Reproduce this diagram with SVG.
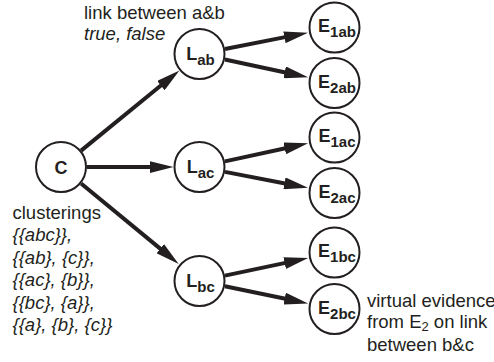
<svg xmlns="http://www.w3.org/2000/svg" width="494" height="362" viewBox="0 0 494 362">
<style>
  .node circle { fill: #fff; stroke: #231f20; stroke-width: 2; }
  .lbl { font-family: "Liberation Sans", Arial, sans-serif; font-weight: bold; font-size: 18px; fill: #231f20; text-anchor: middle; }
  .sub { font-size: 15px; }
  .txt { font-family: "Liberation Sans", Arial, sans-serif; font-size: 18.5px; fill: #231f20; }
  .it { font-style: italic; }
  #connectors line { stroke: #231f20; stroke-width: 4; marker-end: url(#ah); }
</style>
<defs>
  <marker id="ah" markerUnits="userSpaceOnUse" viewBox="0 0 24 12" markerWidth="24" markerHeight="12" refX="2" refY="6" orient="auto">
    <path d="M0,0 L24,6 L0,12 Z" fill="#231f20"/>
  </marker>
</defs>
<rect width="494" height="362" fill="#fff"/>
<g id="connectors">
  <line x1="81.1" y1="150.6" x2="162.4" y2="84.3"/>
  <line x1="87" y1="167" x2="151.5" y2="167"/>
  <line x1="81.1" y1="183.5" x2="161.7" y2="249.9"/>
  <line x1="225.0" y1="49.0" x2="286.4" y2="36.9"/>
  <line x1="224.9" y1="59.5" x2="286.6" y2="72.7"/>
  <line x1="224.9" y1="161.4" x2="286.6" y2="148.0"/>
  <line x1="225.0" y1="171.9" x2="286.4" y2="183.7"/>
  <line x1="224.9" y1="275.6" x2="286.6" y2="262.6"/>
  <line x1="224.9" y1="286.3" x2="286.6" y2="299.0"/>
</g>
<g id="C" class="node">
  <circle cx="61" cy="167" r="25"/>
  <text class="lbl" x="61" y="173.5">C</text>
</g>
<g id="Lab" class="node">
  <circle cx="199.5" cy="54" r="25"/>
  <text class="lbl" x="200.5" y="59.5">L<tspan class="sub" dy="5.5">ab</tspan></text>
</g>
<g id="Lac" class="node">
  <circle cx="199.5" cy="167" r="25"/>
  <text class="lbl" x="200.5" y="172.5">L<tspan class="sub" dy="5.5">ac</tspan></text>
</g>
<g id="Lbc" class="node">
  <circle cx="199.5" cy="281" r="25"/>
  <text class="lbl" x="200.5" y="286.5">L<tspan class="sub" dy="5.5">bc</tspan></text>
</g>
<g id="E1ab" class="node">
  <circle cx="334.5" cy="27.5" r="25"/>
  <text class="lbl" x="337" y="32">E<tspan class="sub" dy="5">1ab</tspan></text>
</g>
<g id="E2ab" class="node">
  <circle cx="334.5" cy="83" r="25"/>
  <text class="lbl" x="337" y="87.5">E<tspan class="sub" dy="5">2ab</tspan></text>
</g>
<g id="E1ac" class="node">
  <circle cx="334.5" cy="137.5" r="25"/>
  <text class="lbl" x="337" y="142">E<tspan class="sub" dy="5">1ac</tspan></text>
</g>
<g id="E2ac" class="node">
  <circle cx="334.5" cy="193" r="25"/>
  <text class="lbl" x="337" y="197.5">E<tspan class="sub" dy="5">2ac</tspan></text>
</g>
<g id="E1bc" class="node">
  <circle cx="334.5" cy="252.5" r="25"/>
  <text class="lbl" x="337" y="257">E<tspan class="sub" dy="5">1bc</tspan></text>
</g>
<g id="E2bc" class="node">
  <circle cx="334.5" cy="309" r="25"/>
  <text class="lbl" x="337" y="313.5">E<tspan class="sub" dy="5">2bc</tspan></text>
</g>
<g id="annotations">
  <text class="txt" x="84" y="18.5">link between a&amp;b</text>
  <text class="txt it" x="84" y="39.5">true, false</text>
  <text class="txt" x="12.5" y="218.5">clusterings</text>
  <text class="txt it" x="12.5" y="241">{{abc}},</text>
  <text class="txt it" x="12.5" y="263.5">{{ab}, {c}},</text>
  <text class="txt it" x="12.5" y="286">{{ac}, {b}},</text>
  <text class="txt it" x="12.5" y="308.5">{{bc}, {a}},</text>
  <text class="txt it" x="12.5" y="331">{{a}, {b}, {c}}</text>
  <text class="txt" x="367" y="307">virtual evidence</text>
  <text class="txt" x="367" y="328">from E<tspan font-size="13" dy="3">2</tspan><tspan dy="-3"> on link</tspan></text>
  <text class="txt" x="367" y="350.5">between b&amp;c</text>
</g>
</svg>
────────────────────────────────────────
— AIM —
Write out every line above exactly as it is, leaving out the pictures.

— THE SOLUTION —
Reproduce this diagram with SVG.
<svg xmlns="http://www.w3.org/2000/svg" width="494" height="362" viewBox="0 0 494 362">
<style>
  .node circle { fill: #fff; stroke: #231f20; stroke-width: 2; }
  .lbl { font-family: "Liberation Sans", Arial, sans-serif; font-weight: bold; font-size: 18px; fill: #231f20; text-anchor: middle; }
  .sub { font-size: 15px; }
  .txt { font-family: "Liberation Sans", Arial, sans-serif; font-size: 18.5px; fill: #231f20; }
  .it { font-style: italic; }
  #connectors line { stroke: #231f20; stroke-width: 4; marker-end: url(#ah); }
</style>
<defs>
  <marker id="ah" markerUnits="userSpaceOnUse" viewBox="0 0 24 12" markerWidth="24" markerHeight="12" refX="2" refY="6" orient="auto">
    <path d="M0,0 L24,6 L0,12 Z" fill="#231f20"/>
  </marker>
</defs>
<rect width="494" height="362" fill="#fff"/>
<g id="connectors">
  <line x1="81.1" y1="150.6" x2="162.4" y2="84.3"/>
  <line x1="87" y1="167" x2="151.5" y2="167"/>
  <line x1="81.1" y1="183.5" x2="161.7" y2="249.9"/>
  <line x1="225.0" y1="49.0" x2="286.4" y2="36.9"/>
  <line x1="224.9" y1="59.5" x2="286.6" y2="72.7"/>
  <line x1="224.9" y1="161.4" x2="286.6" y2="148.0"/>
  <line x1="225.0" y1="171.9" x2="286.4" y2="183.7"/>
  <line x1="224.9" y1="275.6" x2="286.6" y2="262.6"/>
  <line x1="224.9" y1="286.3" x2="286.6" y2="299.0"/>
</g>
<g id="C" class="node">
  <circle cx="61" cy="167" r="25"/>
  <text class="lbl" x="61" y="173.5">C</text>
</g>
<g id="Lab" class="node">
  <circle cx="199.5" cy="54" r="25"/>
  <text class="lbl" x="200.5" y="59.5">L<tspan class="sub" dy="5.5">ab</tspan></text>
</g>
<g id="Lac" class="node">
  <circle cx="199.5" cy="167" r="25"/>
  <text class="lbl" x="200.5" y="172.5">L<tspan class="sub" dy="5.5">ac</tspan></text>
</g>
<g id="Lbc" class="node">
  <circle cx="199.5" cy="281" r="25"/>
  <text class="lbl" x="200.5" y="286.5">L<tspan class="sub" dy="5.5">bc</tspan></text>
</g>
<g id="E1ab" class="node">
  <circle cx="334.5" cy="27.5" r="25"/>
  <text class="lbl" x="337" y="32">E<tspan class="sub" dy="5">1ab</tspan></text>
</g>
<g id="E2ab" class="node">
  <circle cx="334.5" cy="83" r="25"/>
  <text class="lbl" x="337" y="87.5">E<tspan class="sub" dy="5">2ab</tspan></text>
</g>
<g id="E1ac" class="node">
  <circle cx="334.5" cy="137.5" r="25"/>
  <text class="lbl" x="337" y="142">E<tspan class="sub" dy="5">1ac</tspan></text>
</g>
<g id="E2ac" class="node">
  <circle cx="334.5" cy="193" r="25"/>
  <text class="lbl" x="337" y="197.5">E<tspan class="sub" dy="5">2ac</tspan></text>
</g>
<g id="E1bc" class="node">
  <circle cx="334.5" cy="252.5" r="25"/>
  <text class="lbl" x="337" y="257">E<tspan class="sub" dy="5">1bc</tspan></text>
</g>
<g id="E2bc" class="node">
  <circle cx="334.5" cy="309" r="25"/>
  <text class="lbl" x="337" y="313.5">E<tspan class="sub" dy="5">2bc</tspan></text>
</g>
<g id="annotations">
  <text class="txt" x="84" y="18.5">link between a&amp;b</text>
  <text class="txt it" x="84" y="39.5">true, false</text>
  <text class="txt" x="12.5" y="218.5">clusterings</text>
  <text class="txt it" x="12.5" y="241">{{abc}},</text>
  <text class="txt it" x="12.5" y="263.5">{{ab}, {c}},</text>
  <text class="txt it" x="12.5" y="286">{{ac}, {b}},</text>
  <text class="txt it" x="12.5" y="308.5">{{bc}, {a}},</text>
  <text class="txt it" x="12.5" y="331">{{a}, {b}, {c}}</text>
  <text class="txt" x="367" y="307">virtual evidence</text>
  <text class="txt" x="367" y="328">from E<tspan font-size="13" dy="3">2</tspan><tspan dy="-3"> on link</tspan></text>
  <text class="txt" x="367" y="350.5">between b&amp;c</text>
</g>
</svg>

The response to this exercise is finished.